If, perchance, you walk past my desk one day, you might wonder: Does she work here? Not much sign of labor. Just a woman stretched out in a chair, staring at a computer screen.
Dr. Barbara Handy-Marchello works very hard at writing for North Dakota Studies. Rockeman photo.
I must say my work does not raise a sweat on my brow or pound callouses onto my fingers. If I go home with a bruised thumb, it could be because I shut a drawer on my thumb, not because a hammer fell on it.
Nevertheless, I work.* Much of my work depends on thinking, leaving little in the way of a visible trail until some sort of product is finished. Writing curriculum is different from any other educational work I have ever done. There are no tests or papers to grade, no lectures to write, no lessons to develop, no students lined up at the door. Just a blank computer screen. It may be days before any sort of work product appears.
Starting with an idea about a project or a publication, I think about it, maybe read what someone else has written, and think some more. My fundamental question is always: “How do we make this idea (or subject or event) make sense and become meaningful to North Dakota’s young students?”
On the other hand, I might start out to tackle a project with no idea at all. Take, for instance, articles in the North Dakota Studies newsletter. There is no formula or master plan to determine the next topic. I look for areas that we have not covered thoroughly in other publications. Or, I think about what might be a topic of current interest. In the next two years, the nation will be marking the 100th anniversary of World War I. I expect to publish at least two articles about the role North Dakotans played in that war in North Dakota Studies newsletter. It will take a great deal of thinking to figure out how to write a historically accurate, student-friendly, and remarkably brief article on that big topic.

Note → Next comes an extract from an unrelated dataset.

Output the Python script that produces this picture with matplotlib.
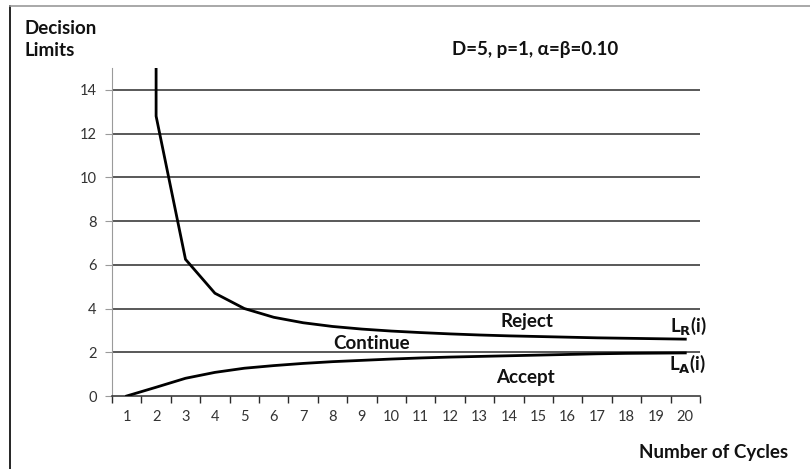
import matplotlib
matplotlib.use("Agg")
import matplotlib.pyplot as plt
from matplotlib.lines import Line2D

plt.rcParams['font.family'] = ['Lato', 'DejaVu Sans']

cycles = list(range(1, 21))
lr_x = [2, 2] + list(range(3, 21))
lr_y = [16.0, 12.8, 6.25, 4.7, 4.0, 3.6, 3.35, 3.18, 3.06, 2.97, 2.9, 2.84,
        2.79, 2.75, 2.72, 2.69, 2.66, 2.64, 2.62, 2.6]
la_x = cycles
la_y = [0.0, 0.4, 0.81, 1.08, 1.27, 1.39, 1.49, 1.57, 1.63, 1.69, 1.74, 1.78,
        1.81, 1.84, 1.87, 1.9, 1.93, 1.95, 1.96, 1.97]
y_ticks = [0, 2, 4, 6, 8, 10, 12, 14]

fig = plt.figure(figsize=(8.1, 4.69), dpi=100)
ax = fig.add_axes([112/810, 1-396/469, (700-112)/810, (396-68)/469])
ax.set_xlim(0.5, 20.5)
ax.set_ylim(0, 15)

for y in y_ticks[1:]:
    ax.axhline(y, color='#2b2b2b', lw=1.1, zorder=1)

ax.plot(lr_x, lr_y, color='black', lw=2, zorder=3, solid_joinstyle='miter')
ax.plot(la_x, la_y, color='black', lw=2, zorder=3)

for s in ['top', 'right']:
    ax.spines[s].set_visible(False)
ax.spines['left'].set_color('#9a9a9a')
ax.spines['bottom'].set_color('#2b2b2b')
ax.spines['bottom'].set_linewidth(1.1)

ax.set_yticks(y_ticks)
ax.tick_params(axis='y', length=5, color='#9a9a9a', labelsize=10.5,
               labelcolor='#333333', pad=6)
ax.set_xticks(cycles)
ax.set_xticks([c - 0.5 for c in cycles] + [20.5], minor=True)
ax.tick_params(axis='x', which='major', length=0, labelsize=10.5,
               labelcolor='#333333', pad=10)
ax.tick_params(axis='x', which='minor', length=5, color='#2b2b2b', width=1)

kw = dict(fontsize=13.5, fontweight='bold', color='#111111')
fig.text(24/810, 1-28/469, 'Decision', va='center', ha='left', **kw)
fig.text(24/810, 1-51/469, 'Limits', va='center', ha='left', **kw)
fig.text(535/810, 1-50/469, 'D=5, p=1, α=β=0.10', va='center', ha='center', **kw)
fig.text(527/810, 1-321/469, 'Reject', va='center', ha='center', **kw)
fig.text(372/810, 1-343/469, 'Continue', va='center', ha='center', **kw)
fig.text(525/810, 1-377/469, 'Accept', va='center', ha='center', **kw)
fig.text(688/810, 1-326/469, r'L$_\mathbf{R}$(i)', va='center', ha='center', **kw)
fig.text(688/810, 1-364/469, r'L$_\mathbf{A}$(i)', va='center', ha='center', **kw)
fig.text(714/810, 1-452/469, 'Number of Cycles', va='center', ha='center', **kw)

fig.add_artist(Line2D([10/810, 10/810], [0, 1-6/469], color='black', lw=1.2,
                      transform=fig.transFigure))
fig.add_artist(Line2D([10/810, 1], [1-6/469, 1-6/469], color='#999999', lw=1.2,
                      transform=fig.transFigure))

fig.savefig('out.png', dpi=100)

Another project on the horizon is the re-writing of Early Peoples of North Dakota by C. L. Dill. The thinking questions ahead of me involve how to make archaeology interesting and relevant to students and the general public. And how do I, trained in history, interpret archaeological evidence in a way that does no harm to either profession? That project will take a great deal of staring off into space, stretching back into my chair, and, the hardest work of all, making it look like work.
*Of course, I don’t work entirely alone. I get a lot of help from the Coordinator of North Dakota Studies, Neil Howe, and our techie-geekie, enormously talented new media specialist, Jess Rockeman. In addition, there are dozens of very knowledgeable people in every division who support the work of North Dakota Studies.